-- begin EXTRACTED INFORMATION --

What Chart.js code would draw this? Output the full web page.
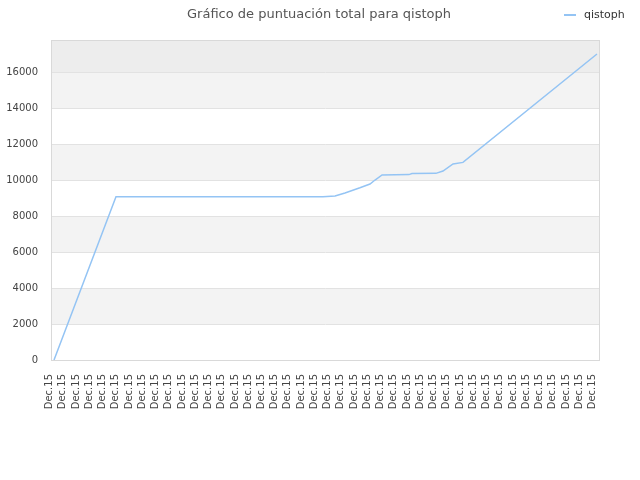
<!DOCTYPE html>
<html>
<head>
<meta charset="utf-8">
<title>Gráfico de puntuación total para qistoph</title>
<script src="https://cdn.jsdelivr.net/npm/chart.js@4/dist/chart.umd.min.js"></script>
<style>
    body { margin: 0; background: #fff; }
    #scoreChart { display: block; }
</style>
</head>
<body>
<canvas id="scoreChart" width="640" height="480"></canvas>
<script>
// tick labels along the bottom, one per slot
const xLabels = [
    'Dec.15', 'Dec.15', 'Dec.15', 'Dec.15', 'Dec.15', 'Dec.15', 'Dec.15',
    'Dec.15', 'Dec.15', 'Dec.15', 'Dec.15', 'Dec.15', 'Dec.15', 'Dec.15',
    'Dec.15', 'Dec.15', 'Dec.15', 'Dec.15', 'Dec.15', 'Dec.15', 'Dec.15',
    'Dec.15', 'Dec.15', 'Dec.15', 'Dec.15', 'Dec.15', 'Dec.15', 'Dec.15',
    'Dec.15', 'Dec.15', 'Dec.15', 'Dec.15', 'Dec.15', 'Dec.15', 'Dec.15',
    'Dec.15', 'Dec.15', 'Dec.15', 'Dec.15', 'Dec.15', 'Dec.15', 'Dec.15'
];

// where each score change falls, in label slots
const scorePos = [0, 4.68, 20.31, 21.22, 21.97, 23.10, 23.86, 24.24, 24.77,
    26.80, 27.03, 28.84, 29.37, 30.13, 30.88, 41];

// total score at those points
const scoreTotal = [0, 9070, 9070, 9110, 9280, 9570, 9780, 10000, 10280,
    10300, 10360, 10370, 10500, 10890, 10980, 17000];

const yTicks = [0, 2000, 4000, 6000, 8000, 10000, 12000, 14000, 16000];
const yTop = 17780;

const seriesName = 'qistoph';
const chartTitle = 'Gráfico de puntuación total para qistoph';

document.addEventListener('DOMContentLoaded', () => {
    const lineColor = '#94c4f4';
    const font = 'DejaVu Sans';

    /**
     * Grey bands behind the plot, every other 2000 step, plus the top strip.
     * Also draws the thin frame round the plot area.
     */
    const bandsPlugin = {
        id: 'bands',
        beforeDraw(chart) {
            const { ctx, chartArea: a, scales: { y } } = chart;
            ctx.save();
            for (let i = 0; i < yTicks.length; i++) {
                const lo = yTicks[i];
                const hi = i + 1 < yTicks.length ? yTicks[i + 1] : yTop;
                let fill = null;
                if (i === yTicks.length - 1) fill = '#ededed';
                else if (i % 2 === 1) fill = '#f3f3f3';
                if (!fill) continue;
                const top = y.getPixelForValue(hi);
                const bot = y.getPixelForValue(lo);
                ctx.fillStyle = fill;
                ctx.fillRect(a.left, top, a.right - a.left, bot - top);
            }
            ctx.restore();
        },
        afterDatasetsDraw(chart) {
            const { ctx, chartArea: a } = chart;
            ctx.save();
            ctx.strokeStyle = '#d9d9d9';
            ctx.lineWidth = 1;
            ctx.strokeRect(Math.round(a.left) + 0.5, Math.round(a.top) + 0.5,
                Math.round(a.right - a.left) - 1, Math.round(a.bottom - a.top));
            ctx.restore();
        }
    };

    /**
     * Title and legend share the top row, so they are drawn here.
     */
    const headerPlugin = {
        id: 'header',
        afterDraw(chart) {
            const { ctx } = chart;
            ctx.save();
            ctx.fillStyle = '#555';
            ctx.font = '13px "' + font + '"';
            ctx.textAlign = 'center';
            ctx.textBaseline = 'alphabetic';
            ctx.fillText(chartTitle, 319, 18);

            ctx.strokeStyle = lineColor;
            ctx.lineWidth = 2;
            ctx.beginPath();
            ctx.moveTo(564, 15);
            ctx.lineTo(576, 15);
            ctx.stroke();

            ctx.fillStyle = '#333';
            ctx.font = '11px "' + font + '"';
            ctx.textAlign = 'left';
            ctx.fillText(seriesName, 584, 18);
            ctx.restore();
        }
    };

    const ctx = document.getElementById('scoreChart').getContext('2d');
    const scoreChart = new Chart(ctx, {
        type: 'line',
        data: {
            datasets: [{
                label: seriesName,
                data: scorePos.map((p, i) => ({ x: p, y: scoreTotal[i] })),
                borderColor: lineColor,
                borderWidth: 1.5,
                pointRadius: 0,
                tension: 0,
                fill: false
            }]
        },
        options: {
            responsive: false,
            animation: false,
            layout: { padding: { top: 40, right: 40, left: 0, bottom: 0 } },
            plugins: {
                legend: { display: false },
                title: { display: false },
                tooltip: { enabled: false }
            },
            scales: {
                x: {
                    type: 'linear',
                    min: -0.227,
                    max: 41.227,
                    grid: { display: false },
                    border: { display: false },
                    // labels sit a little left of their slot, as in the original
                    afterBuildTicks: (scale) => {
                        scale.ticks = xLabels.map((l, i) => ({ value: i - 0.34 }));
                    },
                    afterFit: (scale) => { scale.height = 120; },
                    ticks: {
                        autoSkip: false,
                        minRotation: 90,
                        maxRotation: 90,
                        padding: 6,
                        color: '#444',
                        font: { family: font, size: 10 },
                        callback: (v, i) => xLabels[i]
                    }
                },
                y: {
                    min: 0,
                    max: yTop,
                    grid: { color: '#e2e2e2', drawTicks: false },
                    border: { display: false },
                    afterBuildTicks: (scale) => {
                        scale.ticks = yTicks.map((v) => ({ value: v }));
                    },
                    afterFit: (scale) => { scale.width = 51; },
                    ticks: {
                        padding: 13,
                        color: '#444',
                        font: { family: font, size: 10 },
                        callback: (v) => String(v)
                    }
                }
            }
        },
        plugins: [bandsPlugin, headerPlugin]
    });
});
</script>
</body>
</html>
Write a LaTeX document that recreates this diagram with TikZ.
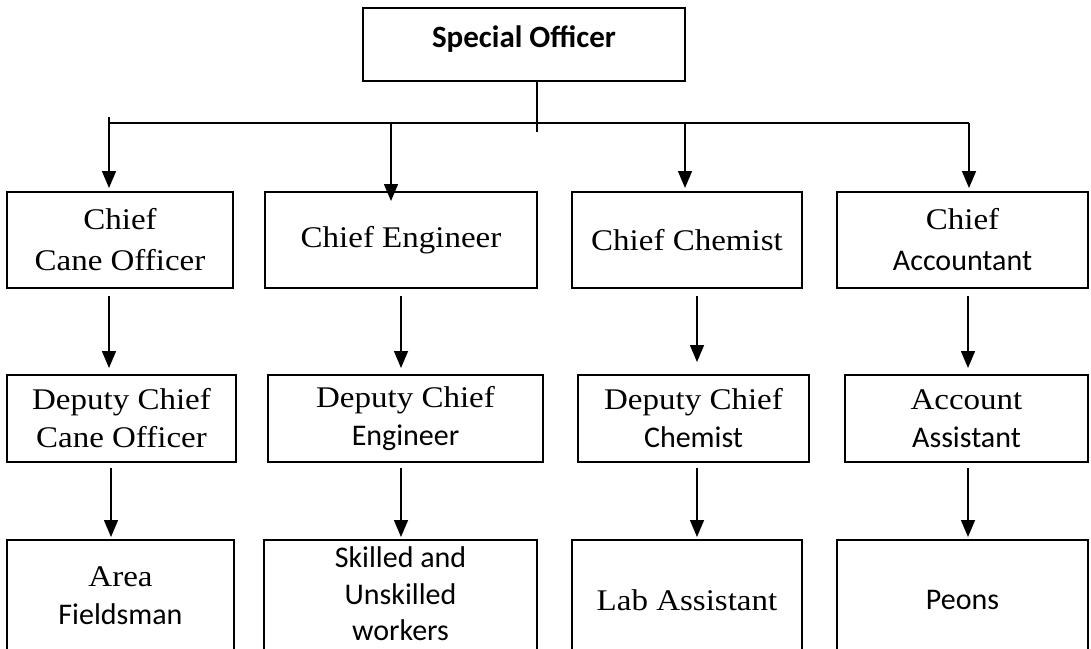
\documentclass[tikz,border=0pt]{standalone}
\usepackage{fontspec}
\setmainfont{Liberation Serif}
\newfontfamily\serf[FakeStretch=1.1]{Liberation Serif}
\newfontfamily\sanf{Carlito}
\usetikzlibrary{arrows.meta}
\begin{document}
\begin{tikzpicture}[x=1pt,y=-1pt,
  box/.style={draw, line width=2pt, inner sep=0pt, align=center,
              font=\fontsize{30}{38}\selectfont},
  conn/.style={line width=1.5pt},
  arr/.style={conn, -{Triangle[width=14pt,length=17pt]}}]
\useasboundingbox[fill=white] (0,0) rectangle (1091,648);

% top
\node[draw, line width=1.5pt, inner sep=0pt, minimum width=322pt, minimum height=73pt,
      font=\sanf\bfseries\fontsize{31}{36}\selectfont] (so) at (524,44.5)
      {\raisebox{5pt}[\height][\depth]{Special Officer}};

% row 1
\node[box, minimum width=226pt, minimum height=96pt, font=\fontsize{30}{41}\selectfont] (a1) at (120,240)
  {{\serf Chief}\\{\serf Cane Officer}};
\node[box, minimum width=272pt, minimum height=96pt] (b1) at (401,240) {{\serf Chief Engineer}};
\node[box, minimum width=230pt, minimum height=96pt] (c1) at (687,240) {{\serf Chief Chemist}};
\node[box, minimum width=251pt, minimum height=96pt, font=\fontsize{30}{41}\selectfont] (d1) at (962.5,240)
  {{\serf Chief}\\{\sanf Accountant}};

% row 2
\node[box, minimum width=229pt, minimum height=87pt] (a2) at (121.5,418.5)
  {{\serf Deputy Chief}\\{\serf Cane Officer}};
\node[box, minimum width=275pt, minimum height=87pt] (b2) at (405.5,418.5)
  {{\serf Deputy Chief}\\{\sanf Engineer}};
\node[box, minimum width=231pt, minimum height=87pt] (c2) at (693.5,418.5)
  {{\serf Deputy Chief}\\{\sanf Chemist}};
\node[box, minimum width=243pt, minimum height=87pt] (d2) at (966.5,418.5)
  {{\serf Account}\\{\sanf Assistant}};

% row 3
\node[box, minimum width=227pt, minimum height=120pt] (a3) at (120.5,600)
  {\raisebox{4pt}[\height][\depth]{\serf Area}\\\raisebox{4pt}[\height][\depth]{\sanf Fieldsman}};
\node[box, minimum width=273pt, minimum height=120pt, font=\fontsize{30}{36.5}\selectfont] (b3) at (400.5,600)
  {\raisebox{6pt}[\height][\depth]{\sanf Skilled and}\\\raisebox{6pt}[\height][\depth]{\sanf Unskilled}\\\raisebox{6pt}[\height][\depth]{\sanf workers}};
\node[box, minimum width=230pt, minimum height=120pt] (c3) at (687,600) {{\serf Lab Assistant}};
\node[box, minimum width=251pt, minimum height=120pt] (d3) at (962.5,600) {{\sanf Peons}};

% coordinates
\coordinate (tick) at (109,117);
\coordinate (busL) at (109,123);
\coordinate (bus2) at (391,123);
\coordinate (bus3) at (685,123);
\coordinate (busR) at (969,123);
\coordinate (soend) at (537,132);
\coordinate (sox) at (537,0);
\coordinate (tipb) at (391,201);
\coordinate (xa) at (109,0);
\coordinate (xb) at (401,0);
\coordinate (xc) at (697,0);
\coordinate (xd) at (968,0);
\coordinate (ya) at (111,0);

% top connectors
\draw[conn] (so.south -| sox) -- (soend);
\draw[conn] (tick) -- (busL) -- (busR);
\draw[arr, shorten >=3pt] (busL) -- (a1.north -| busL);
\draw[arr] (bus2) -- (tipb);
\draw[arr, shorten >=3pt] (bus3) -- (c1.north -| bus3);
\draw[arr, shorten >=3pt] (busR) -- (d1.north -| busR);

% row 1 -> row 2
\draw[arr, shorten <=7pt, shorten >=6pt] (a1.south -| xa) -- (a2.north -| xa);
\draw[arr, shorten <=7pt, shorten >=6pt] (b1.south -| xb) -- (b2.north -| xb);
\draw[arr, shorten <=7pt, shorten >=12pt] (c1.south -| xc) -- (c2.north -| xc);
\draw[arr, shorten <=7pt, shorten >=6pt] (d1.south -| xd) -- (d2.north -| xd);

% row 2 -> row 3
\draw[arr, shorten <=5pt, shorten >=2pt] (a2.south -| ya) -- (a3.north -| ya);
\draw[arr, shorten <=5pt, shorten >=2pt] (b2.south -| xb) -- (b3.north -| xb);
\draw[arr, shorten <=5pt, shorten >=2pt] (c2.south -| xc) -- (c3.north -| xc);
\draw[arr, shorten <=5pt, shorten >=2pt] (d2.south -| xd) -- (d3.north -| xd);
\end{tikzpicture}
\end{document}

-- end EXTRACTED INFORMATION --

GOAL:
Take the lines from the start of the material to the line with "const chartTitle = 'Gráfico", both included, and transcribe them exactly without the pictures.

OUTPUT OF THE TASK:
What Chart.js code would draw this? Output the full web page.
<!DOCTYPE html>
<html>
<head>
<meta charset="utf-8">
<title>Gráfico de puntuación total para qistoph</title>
<script src="https://cdn.jsdelivr.net/npm/chart.js@4/dist/chart.umd.min.js"></script>
<style>
    body { margin: 0; background: #fff; }
    #scoreChart { display: block; }
</style>
</head>
<body>
<canvas id="scoreChart" width="640" height="480"></canvas>
<script>
// tick labels along the bottom, one per slot
const xLabels = [
    'Dec.15', 'Dec.15', 'Dec.15', 'Dec.15', 'Dec.15', 'Dec.15', 'Dec.15',
    'Dec.15', 'Dec.15', 'Dec.15', 'Dec.15', 'Dec.15', 'Dec.15', 'Dec.15',
    'Dec.15', 'Dec.15', 'Dec.15', 'Dec.15', 'Dec.15', 'Dec.15', 'Dec.15',
    'Dec.15', 'Dec.15', 'Dec.15', 'Dec.15', 'Dec.15', 'Dec.15', 'Dec.15',
    'Dec.15', 'Dec.15', 'Dec.15', 'Dec.15', 'Dec.15', 'Dec.15', 'Dec.15',
    'Dec.15', 'Dec.15', 'Dec.15', 'Dec.15', 'Dec.15', 'Dec.15', 'Dec.15'
];

// where each score change falls, in label slots
const scorePos = [0, 4.68, 20.31, 21.22, 21.97, 23.10, 23.86, 24.24, 24.77,
    26.80, 27.03, 28.84, 29.37, 30.13, 30.88, 41];

// total score at those points
const scoreTotal = [0, 9070, 9070, 9110, 9280, 9570, 9780, 10000, 10280,
    10300, 10360, 10370, 10500, 10890, 10980, 17000];

const yTicks = [0, 2000, 4000, 6000, 8000, 10000, 12000, 14000, 16000];
const yTop = 17780;

const seriesName = 'qistoph';
const chartTitle = 'Gráfico de puntuación total para qistoph';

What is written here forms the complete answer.